I embraced that concept completely when I started training in 2007. I have been pursuing the core skill sets since that time. It turns out the multidisciplinary approach to self defense has a lot of skills that require competitive spirit and drive. It requires Ego risk. If I’m going to stick with it, there is only the option of becoming comfortable with losing. Because losing is a daily trial.
If I’m doing it right, I’m boxing, grappling, shooting with, shooting at (with simunitions), and doing strength and conditioning with killers. I’m not a killer. I am just a dude who has been throwing myself to the wolves and losing over and over.

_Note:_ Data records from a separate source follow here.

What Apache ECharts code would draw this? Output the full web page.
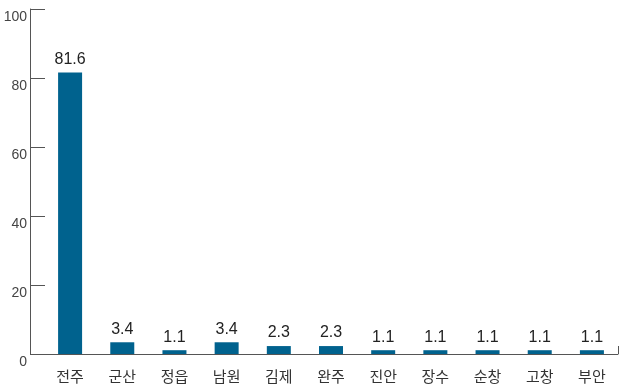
<!DOCTYPE html>
<html>
<head>
<meta charset="utf-8">
<script src="https://cdn.jsdelivr.net/npm/echarts@6/dist/echarts.min.js"></script>
<style>
  html, body { margin: 0; padding: 0; background: #fff; }
  #chart { width: 620px; height: 385px; }
</style>
</head>
<body>
<div id="chart"></div>
<script>
var regions = ['전주', '군산', '정읍', '남원', '김제', '완주', '진안', '장수', '순창', '고창', '부안'];
var shares = [81.6, 3.4, 1.1, 3.4, 2.3, 2.3, 1.1, 1.1, 1.1, 1.1, 1.1];
var yTicks = [0, 20, 40, 60, 80, 100];

var myChart = echarts.init(document.getElementById('chart'));
var axisGray = '#555';

var option = {
    backgroundColor: '#fff',
    animation: false,
    textStyle: { fontFamily: 'Arial, "Liberation Sans", "Noto Sans CJK KR", sans-serif' },
    grid: {
        left: 44,
        right: 2,
        top: 9,
        bottom: 31
    },
    xAxis: {
        type: 'category',
        data: regions,
        boundaryGap: true,
        axisLine: { show: true, lineStyle: { color: axisGray, width: 1 } },
        axisTick: { show: false },
        axisLabel: {
            color: '#333',
            fontSize: 15,
            margin: 15,
            fontFamily: '"Noto Sans CJK KR", sans-serif'
        }
    },
    yAxis: {
        type: 'value',
        min: yTicks[0],
        max: yTicks[yTicks.length - 1],
        interval: 20,
        offset: 14,
        axisLine: { show: true, lineStyle: { color: axisGray, width: 1 } },
        axisTick: { show: true, inside: true, length: 15, lineStyle: { color: axisGray } },
        splitLine: { show: false },
        axisLabel: {
            color: '#444',
            fontSize: 14,
            margin: 3,
            fontFamily: '"Liberation Sans Narrow", "Liberation Sans", sans-serif',
            verticalAlign: 'top',
            padding: [1, 0, 0, 0]
        }
    },
    graphic: [
        // short stub of the x axis left of the grid, and the end tick
        { type: 'line', shape: { x1: 30, y1: 354.5, x2: 44, y2: 354.5 }, style: { stroke: axisGray, lineWidth: 1 } },
        { type: 'line', shape: { x1: 618.5, y1: 346, x2: 618.5, y2: 354 }, style: { stroke: axisGray, lineWidth: 1 } }
    ],
    series: [{
        type: 'bar',
        data: shares,
        barWidth: 24,
        itemStyle: { color: '#00628e' },
        label: {
            show: true,
            position: 'top',
            distance: 5,
            color: '#222',
            fontSize: 16,
            formatter: function (p) { return p.value.toFixed(1); }
        }
    }]
};

myChart.setOption(option);
window.onresize = myChart.resize;
</script>
</body>
</html>
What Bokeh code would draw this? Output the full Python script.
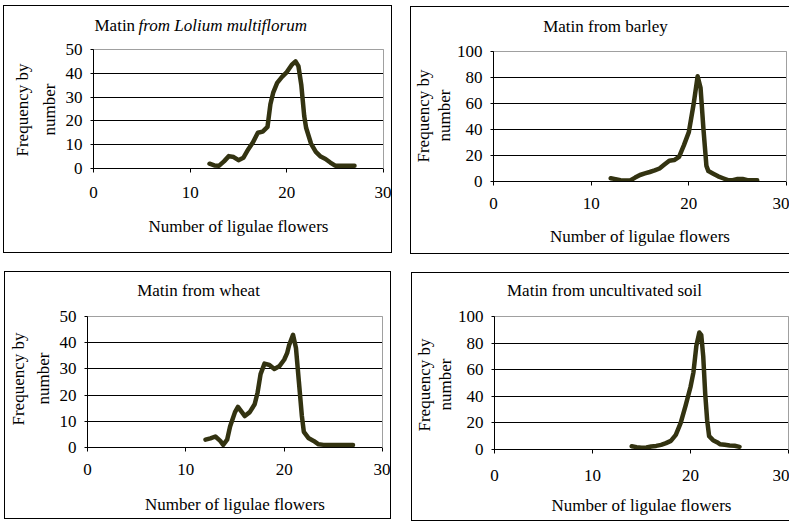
from bokeh.plotting import figure
from bokeh.models import (Range1d, FixedTicker, Label, Row, Column, Spacer,
                          LinearAxis, Span, Title)
from bokeh.embed import file_html
from bokeh.resources import INLINE

# ---------------- data ----------------
x_ticks = [0, 10, 20, 30]
y_ticks_50 = [0, 10, 20, 30, 40, 50]
y_ticks_100 = [0, 20, 40, 60, 80, 100]

x_label = "Number of ligulae flowers"
y_label_line1 = "Frequency by"
y_label_line2 = "number"

lolium_x = [12, 12.5, 13, 13.5, 14, 14.5, 15, 15.5, 16, 16.5, 17, 17.5, 18, 18.3, 18.6,
            19, 19.5, 20, 20.5, 20.9, 21.2, 21.5, 21.8, 22, 22.5, 23, 23.5, 24, 24.5, 25, 26, 27]
lolium_y = [2, 1.3, 1.2, 3, 5.2, 4.8, 3.5, 4.5, 8, 11, 15, 15.5, 17.5, 27, 32,
            36, 38.5, 40.5, 43.5, 45, 43, 35, 22, 17, 10.5, 7, 5, 4, 2.5, 1.2, 1.2, 1.2]

barley_x = [12, 12.5, 13, 13.5, 14, 14.5, 15, 15.5, 16, 16.5, 17, 17.5, 18, 18.5, 19,
            19.5, 20, 20.5, 20.9, 21.2, 21.5, 21.8, 22, 22.5, 23, 23.5, 24, 24.5, 25, 25.5, 26, 27]
barley_y = [2.5, 1.8, 1, 0.8, 0.8, 3, 5, 6.2, 7.3, 8.5, 10, 13, 16, 16.5, 19,
            28, 38, 60, 81, 72, 40, 12, 8, 6, 4, 2.5, 1, 1, 2, 2, 1, 1]

wheat_x = [12, 12.5, 13, 13.5, 13.8, 14.2, 14.5, 15, 15.3, 15.7, 16, 16.5, 17, 17.3, 17.6,
           18, 18.5, 19, 19.5, 20, 20.3, 20.5, 20.9, 21.2, 21.5, 21.8, 22, 22.5, 23, 23.5,
           24, 25, 26, 27]
wheat_y = [3, 3.5, 4.2, 2.5, 1, 3, 8, 13.5, 15.5, 13.5, 12, 13.5, 16.5, 21, 28,
           32, 31.5, 30, 31, 33.5, 36, 39, 43, 38, 25, 12, 6, 3.5, 2.5, 1.2,
           1, 1, 1, 1]

soil_x = [14, 14.5, 15, 15.5, 16, 16.5, 17, 17.5, 18, 18.5, 19, 19.5, 20, 20.3, 20.6,
          20.9, 21.1, 21.3, 21.5, 21.7, 21.9, 22.3, 22.7, 23, 23.5, 24, 24.5, 25]
soil_y = [2.5, 1.8, 1.3, 1.5, 2.3, 2.7, 3.5, 4.8, 6.5, 11, 20, 33, 47, 58, 78,
          88, 86, 70, 42, 22, 10, 7, 5.5, 4, 3.5, 3, 2.8, 2]

# ---------------- styling ----------------
FONT = "Liberation Serif"
FS = "17px"
LINE_COLOR = "#333311"
FRAME_GREY = "#a0a0a0"


def make_panel(xs, ys, ymax, yticks, g, titles, st, border):
    W, H = g["W"], g["H"]
    fl, fr, ft, fb = g["fl"], g["fr"], g["ft"], g["fb"]   # real plot area (content px)
    top_ext = 2                                            # frame extended up for the title
    y_end = ymax * (fb - top_ext) / (fb - ft)
    p = figure(width=W, height=H, output_backend="svg", toolbar_location=None,
               x_range=Range1d(0, 30), y_range=Range1d(0, y_end),
               min_border_left=fl, min_border_right=W - fr,
               min_border_top=top_ext, min_border_bottom=H - fb)
    p.title = None
    p.background_fill_color = "white"
    p.border_fill_color = "white"
    p.outline_line_color = None

    # x axis
    xa = p.xaxis[0]
    xa.ticker = FixedTicker(ticks=x_ticks)
    xa.minor_tick_line_color = None
    xa.major_tick_in = 0
    xa.major_tick_out = 4
    xa.axis_line_color = "black"
    xa.major_tick_line_color = "black"
    xa.major_label_text_font = FONT
    xa.major_label_text_font_size = FS
    xa.major_label_text_color = "black"
    xa.major_label_standoff = st["xt"]
    xa.axis_label = x_label
    xa.axis_label_text_font = FONT
    xa.axis_label_text_font_size = FS
    xa.axis_label_text_font_style = "normal"
    xa.axis_label_text_color = "black"
    xa.axis_label_standoff = st["xl"]

    # y axis (drawn only over the real value range)
    ya = p.yaxis[0]
    ya.bounds = (0, ymax)
    ya.ticker = FixedTicker(ticks=yticks)
    ya.minor_tick_line_color = None
    ya.major_tick_in = 3
    ya.major_tick_out = 3
    ya.axis_line_color = "black"
    ya.major_tick_line_color = "black"
    ya.major_label_text_font = FONT
    ya.major_label_text_font_size = FS
    ya.major_label_text_color = "black"
    ya.major_label_standoff = 8

    # two-line rotated y label
    p.add_layout(Title(text=y_label_line2, align="left", offset=st["n_off"],
                       standoff=st["n_st"], text_font=FONT, text_font_size=FS,
                       text_font_style="normal", text_color="black"), "left")
    p.add_layout(Title(text=y_label_line1, align="left", offset=st["f_off"],
                       standoff=st["f_st"], text_font=FONT, text_font_size=FS,
                       text_font_style="normal", text_color="black"), "left")

    # grey right border of the plot area
    ra = LinearAxis(bounds=(0, ymax), ticker=FixedTicker(ticks=[]),
                    axis_line_color=FRAME_GREY, major_tick_line_color=None,
                    minor_tick_line_color=None, major_tick_in=0, major_tick_out=0,
                    major_label_standoff=0)
    p.add_layout(ra, "right")
    # grey top border of the plot area
    p.add_layout(Span(location=ymax, dimension="width", line_color=FRAME_GREY, line_width=1))

    p.xgrid.visible = False
    p.ygrid.grid_line_color = "black"
    p.ygrid.grid_line_alpha = 1.0
    p.ygrid.grid_line_width = 1

    p.line(xs, ys, line_width=4.5, line_color=LINE_COLOR,
           line_join="round", line_cap="round")

    for t in titles:
        p.add_layout(Label(x=t["x"], y=t["y"], x_units="screen", y_units="screen",
                           text=t["text"], text_font=FONT, text_font_size=FS,
                           text_font_style=t.get("style", "normal"),
                           text_align=t.get("align", "center"), text_baseline="middle",
                           text_color="black"))
    p.styles = border
    return p


full_border = {"border": "1px solid black"}
open_border = {"border-left": "1px solid black", "border-top": "1px solid black",
               "border-bottom": "1px solid black"}

p1 = make_panel(lolium_x, lolium_y, 50, y_ticks_50,
                dict(W=389, H=248, fl=89, fr=379, ft=43, fb=162),
                [dict(text="Matin", x=1, y=143, align="left"),
                 dict(text="from  Lolium multiflorum", x=45, y=143, align="left",
                      style="italic")],
                dict(xt=14, xl=16, n_off=33, n_st=8, f_off=12, f_st=4), full_border)

p2 = make_panel(barley_x, barley_y, 100, y_ticks_100,
                dict(W=379, H=248, fl=81, fr=375, ft=44, fb=174),
                [dict(text="Matin from barley", x=112, y=155)],
                dict(xt=12, xl=15, n_off=40, n_st=0, f_off=19, f_st=0), open_border)

p3 = make_panel(wheat_x, wheat_y, 50, y_ticks_50,
                dict(W=387, H=248, fl=82, fr=377, ft=44, fb=175),
                [dict(text="Matin from wheat", x=111, y=157)],
                dict(xt=12, xl=17, n_off=43, n_st=8, f_off=22, f_st=0), full_border)

p4 = make_panel(soil_x, soil_y, 100, y_ticks_100,
                dict(W=378, H=249, fl=82, fr=376, ft=43, fb=176),
                [dict(text="Matin from uncultivated soil", x=110, y=159)],
                dict(xt=16, xl=12, n_off=39, n_st=0, f_off=18, f_st=0), open_border)

top_row = Row(children=[Spacer(width=3), Column(children=[Spacer(height=5), p1]),
                        Spacer(width=18), Column(children=[Spacer(height=6), p2])])
bottom_row = Row(children=[Spacer(width=4), Column(children=[Spacer(height=17), p3]),
                           Spacer(width=20), Column(children=[Spacer(height=18), p4])])
layout = Column(children=[top_row, bottom_row])

open("out.html", "w").write(file_html(layout, INLINE))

How do I weather that? Truth is, I can’t always. I get burnout. I haven’t shot a gun or posted to the blog since the Rangemaster conference in March mostly because I’ve been feeling inadequate and not worthy of my peer group. That’s real talk. I’ve been here before, where I swear I’ll quit if I have one more negative experience. When I get like this, I have to take a step back and evaluate how I’m thinking and approaching the problem. Here’s some ideas if you find yourself there. I’m working through it at the moment.
- Take time off. Just unplug from stuff for a while. The fire will reignite.
- Motivation is for beginners. Long term success requires discipline. Just show up.
- Savor minor victories.
- Remind myself that all of those SMEs have gone through the same thing, and maybe are even going through it at the same time. They’re people, despite how they appear online or in class. They’ve just had 20 more years practice at failing.
- Remind myself I do this because it’s fun. Keep it playful. Make it fun again.
- Work on another hobby for a while.
- Performance plateaus are real, the breakthrough is around the corner.
- Rather than focus on winning, pick a small facet of the discipline to sharpen. Don’t try to win the match, work on getting zero points down, or not shooting a no-shoot target. Don’t worry about tapping your opponent, focus on a part of your game that needs sharpening.
- Reorient goals so they are internal rather than external. When I’m wrapped up focusing on an external goal (with an outcome I can’t control), it’s a downward spiral of frustration. I try to think of it like “Am I better than I was yesterday? Yes? Then you’re improving”.
- The only thing you can truly control is how you Think about an issue. Nothing else is truly under your control, and losing is always a possibility.
- It’s OK to suck. Most people suck more than you do. If you’re doing anything, you’re running laps around the guy on the couch. There is always a tougher, more skillful, smarter, younger, faster, stronger person. That’s the way of the Universe.
- It’s OK to fail. Just have the discipline to start again.
In summary, surrounding yourself with people who make you look like an incompetent fool IS the fastest path to mastery, but it requires the fortitude to keep showing up and doing the work, regardless of how much you realize you suck.
It’s good to feel the fire again. Glad to be back.